La brújula sería nuestra actitud, nuestro querer, la fuerza que nos impulsa en el camino de la vida y la dota de dirección y sentido. Nuestra inteligencia emocional y social es esa brújula, y son nuestras actitudes y valores los que nos ayudan a avanzar con alegría y determinación en la construcción de nuestras utopías y anhelos, son ellos el combustible anímico del que alimentamos nuestro entusiasmo y con el que lo contagiamos a los demás. Hace más el que quiere que el que puede, dice el dicho con gran tino, y si eso es posible, es gracias a la enorme fuerza que genera un ser humano, que sabe que sin una actitud positiva, firme, determinada, generosa y amable nada se puede en la vida, menos aún encarnar grandes proyectos o utopías.

El conocimiento, el saber, vendría a ser el plano, el esquema que indica cómo llegar al lugar donde está enterrado el tesoro. Si la brújula nos guía orientándonos, el mapa nos señala el camino de forma más concreta. El uno no funciona sin la otra: mapa y brújula se necesitan y enriquecen, como lo hacen actitudes y conocimientos bien sintonizados y armonizados. Es fundamental una alta dosis de querer combinada con una alta dosis desaber, de conocimiento diferenciado, de inteligencia lógico-racional que nos lleve a dominar el tema que queremos ofrecer al mundo, para llegar a conquistar nuestro tesoro y poder ofrecérselo al mundo de manera generosa y sostenida en el tiempo.

Pero, ¿de qué sirve una brújula y un esquema sobre un papel, por buenos que sean ambos, si no estamos dispuestos a remangarnos y a mover la tierra a golpe de pico y pala para excavar hasta el cofre? No solo es necesario el querer —la actitud— y el saber —el conocimiento—, sino que también es imprescindible el hacer, el bien hacer, el trabajar. Eso que hoy se conoce como inteligencia práctica, y que consiste en saber aplicar nuestras actitudes y conocimientos a cuestiones operativas, cotidianas, prosaicas incluso, sin las cuales lo real no avanza. Sangre, sudor y lágrimas, si son necesarias, para que con nuestro trabajo lleguemos al tesoro, queriendo, sabiendo y haciendo.

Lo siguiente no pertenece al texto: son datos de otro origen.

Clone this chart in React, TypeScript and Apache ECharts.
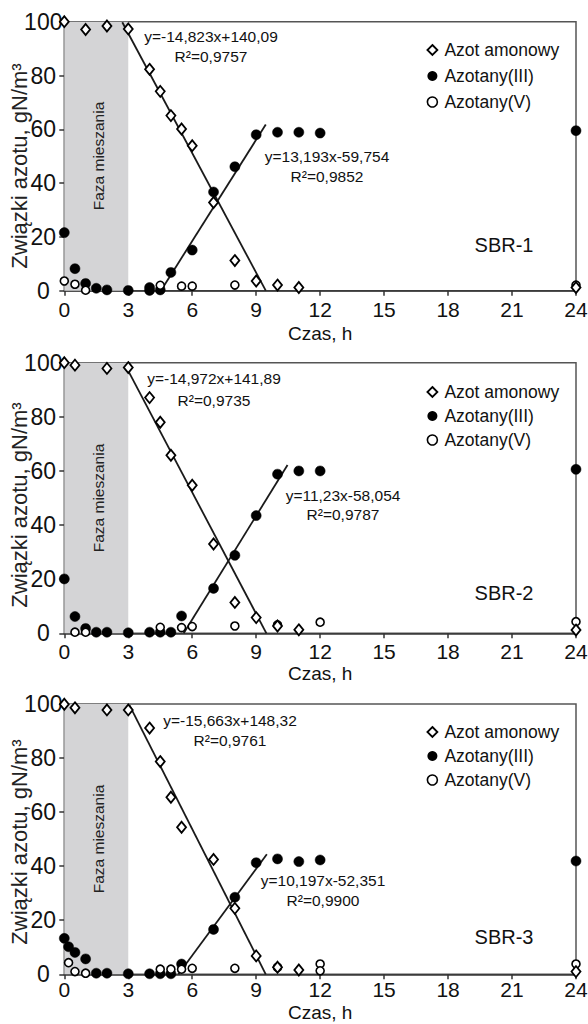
import React, { useEffect, useRef } from "react";
import * as echarts from "echarts";

const FONT = "'Liberation Sans', Arial, sans-serif";

// ---- data: panel 1 (SBR-1)
const ammonT1 = [0, 1, 2, 3, 4, 4.5, 5, 5.5, 6, 7, 8, 9, 10, 11, 24];
const ammonV1 = [100, 97.1, 98.4, 97.3, 82.3, 74.1, 65.1, 60.1, 53.9, 32.8, 11.2, 3.6, 2.1, 1.2, 1.2];
const nitriteT1 = [0, 0.5, 1, 1.5, 2, 3, 4, 4, 4.5, 5, 6, 7, 8, 9, 10, 11, 12, 24];
const nitriteV1 = [21.6, 8.2, 2.7, 0.9, 0.3, 0.1, 1.2, 0.1, 0.3, 6.8, 15.1, 36.7, 46.1, 58.0, 58.9, 58.9, 58.6, 59.5];
const nitrateT1 = [0, 0.5, 1, 4.5, 5.5, 6, 8, 24];
const nitrateV1 = [3.6, 2.4, 0.2, 2.0, 1.7, 1.7, 2.1, 2.1];
const trendAmmon1 = [[2.72, 99.8], [9.45, 0]];
const trendNitrite1 = [[4.53, 0], [9.45, 61.8]];

// ---- data: panel 2 (SBR-2)
const ammonT2 = [0, 0.5, 2, 3, 4, 4.5, 5, 6, 7, 8, 9, 10, 11, 24];
const ammonV2 = [100, 99.1, 97.9, 98.2, 87.1, 78.0, 65.8, 54.7, 33.0, 11.4, 5.8, 2.7, 1.3, 1.2];
const nitriteT2 = [0, 0.5, 1, 1.5, 2, 3, 4, 4.5, 5, 5.5, 7, 8, 9, 10, 11, 12, 24];
const nitriteV2 = [20.1, 6.2, 1.8, 0.4, 0.4, 0.2, 0.4, 0.4, 0.4, 6.4, 16.6, 28.8, 43.5, 58.8, 60.0, 60.0, 60.6];
const nitrateT2 = [0.5, 1, 4.5, 5.5, 6, 8, 10, 12, 24];
const nitrateV2 = [0.4, 0.4, 2.2, 2.1, 2.5, 2.7, 3.1, 4.1, 4.3];
const trendAmmon2 = [[3.0, 97.0], [9.48, 0]];
const trendNitrite2 = [[5.6, 0], [10.47, 62.2]];

// ---- data: panel 3 (SBR-3)
const ammonT3 = [0, 0.5, 2, 3, 4, 4.5, 5, 5.5, 7, 8, 9, 10, 11, 24];
const ammonV3 = [99.9, 98.6, 97.8, 97.8, 91.1, 78.7, 65.5, 54.4, 42.5, 24.4, 6.8, 2.6, 1.6, 1.0];
const nitriteT3 = [0, 0.2, 0.5, 1, 1.5, 2, 3, 4, 4.5, 5, 5.5, 7, 8, 9, 10, 11, 12, 24];
const nitriteV3 = [13.3, 10.2, 8.1, 5.7, 0.4, 0.4, 0.2, 0.2, 0.2, 0.2, 3.8, 16.6, 28.5, 41.3, 42.7, 41.7, 42.3, 41.9];
const nitrateT3 = [0.2, 0.5, 1, 4.5, 5, 5.5, 6, 8, 10, 12, 12, 24];
const nitrateV3 = [4.3, 1.0, 0.4, 1.9, 1.9, 1.9, 2.2, 2.2, 2.6, 3.8, 1.3, 3.8];
const trendAmmon3 = [[3.06, 99.5], [9.45, 0]];
const trendNitrite3 = [[5.35, 0], [9.5, 44.4]];

const seriesNames = ["Azot amonowy", "Azotany(III)", "Azotany(V)"];
const xTicks = { min: 0, max: 24, interval: 3 };
const yTicks = { min: 0, max: 100, interval: 20 };
const mixZone = [0, 3];
const yTitle = "Związki azotu, gN/m³";
const xTitle = "Czas, h";
const mixLabel = "Faza mieszania";

const panels = [
  {
    label: "SBR-1",
    ammonT: ammonT1, ammonV: ammonV1, nitriteT: nitriteT1, nitriteV: nitriteV1,
    nitrateT: nitrateT1, nitrateV: nitrateV1, trendA: trendAmmon1, trendN: trendNitrite1,
    eqA: ["y=-14,823x+140,09", "R²=0,9757"],
    eqN: ["y=13,193x-59,754", "R²=0,9852"],
  },
  {
    label: "SBR-2",
    ammonT: ammonT2, ammonV: ammonV2, nitriteT: nitriteT2, nitriteV: nitriteV2,
    nitrateT: nitrateT2, nitrateV: nitrateV2, trendA: trendAmmon2, trendN: trendNitrite2,
    eqA: ["y=-14,972x+141,89", "R²=0,9735"],
    eqN: ["y=11,23x-58,054", "R²=0,9787"],
  },
  {
    label: "SBR-3",
    ammonT: ammonT3, ammonV: ammonV3, nitriteT: nitriteT3, nitriteV: nitriteV3,
    nitrateT: nitrateT3, nitrateV: nitrateV3, trendA: trendAmmon3, trendN: trendNitrite3,
    eqA: ["y=-15,663x+148,32", "R²=0,9761"],
    eqN: ["y=10,197x-52,351", "R²=0,9900"],
  },
];

// layout (pixels)
const layout = [
  { top: 21.7, height: 269, xNameGap: 33, xLabelMargin: 8, legendTop: 36, legendGap: 8,
    eqA: [211, 36, 56.5], eqN: [327, 156.5, 176.5], sbr: [504, 245], faza: [98, 156], yName: [19, 166] },
  { top: 362.7, height: 270.6, xNameGap: 31, xLabelMargin: 8, legendTop: 378, legendGap: 6,
    eqA: [214, 378, 400], eqN: [343, 495, 514], sbr: [504, 593], faza: [98, 498], yName: [19, 505] },
  { top: 704, height: 270.3, xNameGap: 29, xLabelMargin: 5, legendTop: 718, legendGap: 6,
    eqA: [230, 720, 740], eqN: [323, 880, 900], sbr: [504, 937], faza: [98, 839], yName: [19, 842] },
];
const gridLeft = 64.3;
const gridRight = 12;

const zip = (t: number[], v: number[]) => t.map((x, i) => [x, v[i]]);

function buildOption() {
  const grid: any[] = [];
  const xAxis: any[] = [];
  const yAxis: any[] = [];
  const series: any[] = [];
  const legend: any[] = [];
  const graphic: any[] = [];
  const axisColor = "#333";

  panels.forEach((p, i) => {
    const L = layout[i];
    grid.push({
      left: gridLeft, right: gridRight, top: L.top, height: L.height,
      containLabel: false, outerBoundsMode: "none",
      show: true, borderColor: "#555", borderWidth: 1.5, backgroundColor: "transparent",
    });
    xAxis.push({
      gridIndex: i, type: "value", ...xTicks,
      axisLine: { show: true, onZero: false, lineStyle: { color: axisColor, width: 1.5 } },
      axisTick: { show: true, length: 5, lineStyle: { color: axisColor, width: 1.5 } },
      axisLabel: { fontSize: 21, color: "#111", margin: L.xLabelMargin, fontFamily: FONT },
      splitLine: { show: false },
      name: xTitle, nameLocation: "middle", nameGap: L.xNameGap,
      nameTextStyle: { fontSize: 19, color: "#111", fontFamily: FONT },
    });
    yAxis.push({
      gridIndex: i, type: "value", ...yTicks,
      axisLine: { show: true, lineStyle: { color: axisColor, width: 1.5 } },
      axisTick: { show: true, length: 5, lineStyle: { color: axisColor, width: 1.5 } },
      axisLabel: { fontSize: 23, color: "#111", margin: 21, align: "center", fontFamily: FONT },
      splitLine: { show: false },
    });
    series.push({
      type: "line", name: "trendA" + i, xAxisIndex: i, yAxisIndex: i,
      data: p.trendA, symbol: "none", z: 2, silent: true,
      lineStyle: { color: "#1a1a1a", width: 1.8 },
      markArea: {
        silent: true, z: 1,
        itemStyle: { color: "#d4d4d6" },
        data: [[{ xAxis: mixZone[0] }, { xAxis: mixZone[1] }]],
      },
    });
    series.push({
      type: "line", name: "trendN" + i, xAxisIndex: i, yAxisIndex: i,
      data: p.trendN, symbol: "none", z: 2, silent: true,
      lineStyle: { color: "#1a1a1a", width: 1.8 },
    });
    series.push({
      type: "scatter", name: seriesNames[1], xAxisIndex: i, yAxisIndex: i,
      data: zip(p.nitriteT, p.nitriteV), symbol: "circle", symbolSize: 10, z: 4,
      itemStyle: { color: "#000", borderColor: "#000", borderWidth: 0.5, opacity: 1 },
    });
    series.push({
      type: "scatter", name: seriesNames[2], xAxisIndex: i, yAxisIndex: i,
      data: zip(p.nitrateT, p.nitrateV), symbol: "circle", symbolSize: 8, z: 5,
      itemStyle: { color: "#fff", borderColor: "#000", borderWidth: 1.6, opacity: 1 },
    });
    series.push({
      type: "scatter", name: seriesNames[0], xAxisIndex: i, yAxisIndex: i,
      data: zip(p.ammonT, p.ammonV), symbol: "diamond", symbolSize: [9, 11], z: 6,
      itemStyle: { color: "#fff", borderColor: "#000", borderWidth: 1.8, opacity: 1 },
    });
    legend.push({
      orient: "vertical", left: 421.5, top: L.legendTop, itemGap: L.legendGap,
      itemWidth: 10, itemHeight: 10, selectedMode: false,
      textStyle: { fontSize: 17.5, color: "#111", fontFamily: FONT, lineHeight: 18, padding: [0, 0, 0, 2] },
      data: [
        { name: seriesNames[0], icon: "diamond", itemStyle: { color: "#fff", borderColor: "#000", borderWidth: 1.8 } },
        { name: seriesNames[1], icon: "circle", itemStyle: { color: "#000", borderColor: "#000", borderWidth: 0 } },
        { name: seriesNames[2], icon: "circle", itemStyle: { color: "#fff", borderColor: "#000", borderWidth: 1.6 } },
      ],
    });
    const txt = (text: string, x: number, y: number, size: number, extra: any = {}, fill = "#111") => ({
      type: "text", x, y, z: 20, silent: true, ...extra,
      style: { text, fontSize: size, fontFamily: FONT, fill, align: "center", verticalAlign: "middle" },
    });
    graphic.push(txt(p.eqA[0], L.eqA[0], L.eqA[1], 15.5));
    graphic.push(txt(p.eqA[1], L.eqA[0], L.eqA[2], 15.5));
    graphic.push(txt(p.eqN[0], L.eqN[0], L.eqN[1], 15.5));
    graphic.push(txt(p.eqN[1], L.eqN[0], L.eqN[2], 15.5));
    graphic.push(txt(p.label, L.sbr[0], L.sbr[1], 20));
    graphic.push(txt(mixLabel, L.faza[0], L.faza[1], 15.5, { rotation: Math.PI / 2 }, "#222"));
    graphic.push(txt(yTitle, L.yName[0], L.yName[1], 22, { rotation: Math.PI / 2 }, "#222"));
  });

  return {
    animation: false,
    backgroundColor: "#fff",
    textStyle: { fontFamily: FONT },
    grid, xAxis, yAxis, series, legend, graphic,
  };
}

export default function App() {
  const ref = useRef<HTMLDivElement>(null);
  useEffect(() => {
    if (!ref.current) return;
    const chart = echarts.init(ref.current, null, { renderer: "svg" });
    chart.setOption(buildOption() as any);
    return () => chart.dispose();
  }, []);
  return (
    <div
      ref={ref}
      style={{ position: "absolute", left: 0, top: 0, width: 588, height: 1024, background: "#fff" }}
    />
  );
}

Una vez conseguido el tesoro, nuestra odisea, sin embargo, no termina. El reto entonces es aún mayor: ¿cómo podemos conservarlo, o mejor, cómo podemos hacerlo crecer para que llegue al mayor número de personas posible? ¿Cómo podemos además legarlo a las futuras generaciones para que lo preserven y lo compartan con los que todavía están por llegar? La inteligencia ética y espiritual se encargarán de preservarlo y cederlo a las futuras generaciones aun cuando nosotros ya no estemos en la Tierra. Porque el tesoro es la suma de inteligencias de un ser humano, sea este emprendedor social o económico, o ambas cosas a la vez. Y es que quien es capaz de realizar grandes logros no pertenece a una raza diferente ni es superior a quien sostiene estas páginas, querido lector. Lo que distingue a estas personas es su actitud, su voluntad, su pasión, su preparación, y su manera de comprender el mundo y de armonizar todo ello en la acción.